> _SET TASK_:
Pictures do not belong in your copy. Repeat all the other data exactly.

> _INFORMATION SUPPLIED_:
-.-.-
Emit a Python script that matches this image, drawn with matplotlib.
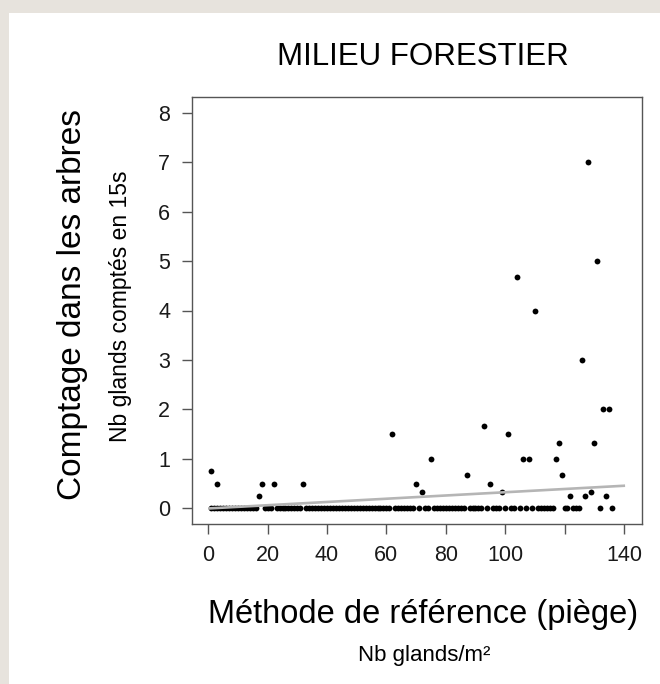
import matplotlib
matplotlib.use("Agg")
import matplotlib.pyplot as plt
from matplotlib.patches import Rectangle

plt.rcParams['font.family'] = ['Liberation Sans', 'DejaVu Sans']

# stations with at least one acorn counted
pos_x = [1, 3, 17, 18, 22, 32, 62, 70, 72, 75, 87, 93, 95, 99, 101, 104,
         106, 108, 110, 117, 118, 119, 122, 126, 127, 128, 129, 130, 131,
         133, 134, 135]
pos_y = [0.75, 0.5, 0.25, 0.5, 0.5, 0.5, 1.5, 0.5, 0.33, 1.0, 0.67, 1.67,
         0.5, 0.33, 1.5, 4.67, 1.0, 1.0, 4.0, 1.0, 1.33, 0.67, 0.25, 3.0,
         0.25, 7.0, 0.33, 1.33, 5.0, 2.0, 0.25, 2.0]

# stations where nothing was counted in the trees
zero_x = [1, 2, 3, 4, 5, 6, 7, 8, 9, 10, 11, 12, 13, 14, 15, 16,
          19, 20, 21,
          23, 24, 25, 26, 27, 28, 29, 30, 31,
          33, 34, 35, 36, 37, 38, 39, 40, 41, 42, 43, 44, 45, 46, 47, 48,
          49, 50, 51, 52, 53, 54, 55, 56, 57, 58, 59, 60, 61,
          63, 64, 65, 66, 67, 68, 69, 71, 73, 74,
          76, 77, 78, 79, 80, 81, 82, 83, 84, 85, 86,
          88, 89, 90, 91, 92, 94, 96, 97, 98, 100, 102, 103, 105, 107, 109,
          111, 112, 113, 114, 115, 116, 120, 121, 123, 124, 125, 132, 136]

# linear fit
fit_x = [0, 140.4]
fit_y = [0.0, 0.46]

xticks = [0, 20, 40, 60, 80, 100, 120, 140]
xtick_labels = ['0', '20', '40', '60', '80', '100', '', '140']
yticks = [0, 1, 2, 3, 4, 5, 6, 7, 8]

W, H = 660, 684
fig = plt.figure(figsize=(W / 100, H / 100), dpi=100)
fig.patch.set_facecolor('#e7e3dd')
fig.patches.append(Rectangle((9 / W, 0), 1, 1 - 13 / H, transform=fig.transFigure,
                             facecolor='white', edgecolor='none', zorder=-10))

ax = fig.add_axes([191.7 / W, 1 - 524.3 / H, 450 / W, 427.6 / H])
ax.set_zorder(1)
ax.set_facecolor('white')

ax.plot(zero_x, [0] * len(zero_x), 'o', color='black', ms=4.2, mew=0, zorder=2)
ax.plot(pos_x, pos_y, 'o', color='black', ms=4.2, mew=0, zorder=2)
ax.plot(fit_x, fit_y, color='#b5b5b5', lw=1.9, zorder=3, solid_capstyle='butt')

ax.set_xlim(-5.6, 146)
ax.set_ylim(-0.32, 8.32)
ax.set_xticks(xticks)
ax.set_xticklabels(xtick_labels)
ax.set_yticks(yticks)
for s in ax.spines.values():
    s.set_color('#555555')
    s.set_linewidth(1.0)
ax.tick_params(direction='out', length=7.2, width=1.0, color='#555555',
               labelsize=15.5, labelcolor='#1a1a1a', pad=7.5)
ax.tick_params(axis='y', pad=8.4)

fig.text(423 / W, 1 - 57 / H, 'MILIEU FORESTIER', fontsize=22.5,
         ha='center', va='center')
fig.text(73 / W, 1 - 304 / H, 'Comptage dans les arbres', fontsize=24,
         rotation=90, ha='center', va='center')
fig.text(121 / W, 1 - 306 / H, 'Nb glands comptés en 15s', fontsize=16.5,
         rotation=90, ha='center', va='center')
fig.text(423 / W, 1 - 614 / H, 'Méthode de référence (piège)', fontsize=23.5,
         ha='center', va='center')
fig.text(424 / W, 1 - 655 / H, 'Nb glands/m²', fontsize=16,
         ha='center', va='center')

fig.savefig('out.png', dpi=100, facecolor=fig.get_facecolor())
-.-.-
> _RESPONSE FOR THIS EXERCISE_:
Emit a Python script that matches this image, drawn with matplotlib.
import matplotlib
matplotlib.use("Agg")
import matplotlib.pyplot as plt
from matplotlib.patches import Rectangle

plt.rcParams['font.family'] = ['Liberation Sans', 'DejaVu Sans']

# stations with at least one acorn counted
pos_x = [1, 3, 17, 18, 22, 32, 62, 70, 72, 75, 87, 93, 95, 99, 101, 104,
         106, 108, 110, 117, 118, 119, 122, 126, 127, 128, 129, 130, 131,
         133, 134, 135]
pos_y = [0.75, 0.5, 0.25, 0.5, 0.5, 0.5, 1.5, 0.5, 0.33, 1.0, 0.67, 1.67,
         0.5, 0.33, 1.5, 4.67, 1.0, 1.0, 4.0, 1.0, 1.33, 0.67, 0.25, 3.0,
         0.25, 7.0, 0.33, 1.33, 5.0, 2.0, 0.25, 2.0]

# stations where nothing was counted in the trees
zero_x = [1, 2, 3, 4, 5, 6, 7, 8, 9, 10, 11, 12, 13, 14, 15, 16,
          19, 20, 21,
          23, 24, 25, 26, 27, 28, 29, 30, 31,
          33, 34, 35, 36, 37, 38, 39, 40, 41, 42, 43, 44, 45, 46, 47, 48,
          49, 50, 51, 52, 53, 54, 55, 56, 57, 58, 59, 60, 61,
          63, 64, 65, 66, 67, 68, 69, 71, 73, 74,
          76, 77, 78, 79, 80, 81, 82, 83, 84, 85, 86,
          88, 89, 90, 91, 92, 94, 96, 97, 98, 100, 102, 103, 105, 107, 109,
          111, 112, 113, 114, 115, 116, 120, 121, 123, 124, 125, 132, 136]

# linear fit
fit_x = [0, 140.4]
fit_y = [0.0, 0.46]

xticks = [0, 20, 40, 60, 80, 100, 120, 140]
xtick_labels = ['0', '20', '40', '60', '80', '100', '', '140']
yticks = [0, 1, 2, 3, 4, 5, 6, 7, 8]

W, H = 660, 684
fig = plt.figure(figsize=(W / 100, H / 100), dpi=100)
fig.patch.set_facecolor('#e7e3dd')
fig.patches.append(Rectangle((9 / W, 0), 1, 1 - 13 / H, transform=fig.transFigure,
                             facecolor='white', edgecolor='none', zorder=-10))

ax = fig.add_axes([191.7 / W, 1 - 524.3 / H, 450 / W, 427.6 / H])
ax.set_zorder(1)
ax.set_facecolor('white')

ax.plot(zero_x, [0] * len(zero_x), 'o', color='black', ms=4.2, mew=0, zorder=2)
ax.plot(pos_x, pos_y, 'o', color='black', ms=4.2, mew=0, zorder=2)
ax.plot(fit_x, fit_y, color='#b5b5b5', lw=1.9, zorder=3, solid_capstyle='butt')

ax.set_xlim(-5.6, 146)
ax.set_ylim(-0.32, 8.32)
ax.set_xticks(xticks)
ax.set_xticklabels(xtick_labels)
ax.set_yticks(yticks)
for s in ax.spines.values():
    s.set_color('#555555')
    s.set_linewidth(1.0)
ax.tick_params(direction='out', length=7.2, width=1.0, color='#555555',
               labelsize=15.5, labelcolor='#1a1a1a', pad=7.5)
ax.tick_params(axis='y', pad=8.4)

fig.text(423 / W, 1 - 57 / H, 'MILIEU FORESTIER', fontsize=22.5,
         ha='center', va='center')
fig.text(73 / W, 1 - 304 / H, 'Comptage dans les arbres', fontsize=24,
         rotation=90, ha='center', va='center')
fig.text(121 / W, 1 - 306 / H, 'Nb glands comptés en 15s', fontsize=16.5,
         rotation=90, ha='center', va='center')
fig.text(423 / W, 1 - 614 / H, 'Méthode de référence (piège)', fontsize=23.5,
         ha='center', va='center')
fig.text(424 / W, 1 - 655 / H, 'Nb glands/m²', fontsize=16,
         ha='center', va='center')

fig.savefig('out.png', dpi=100, facecolor=fig.get_facecolor())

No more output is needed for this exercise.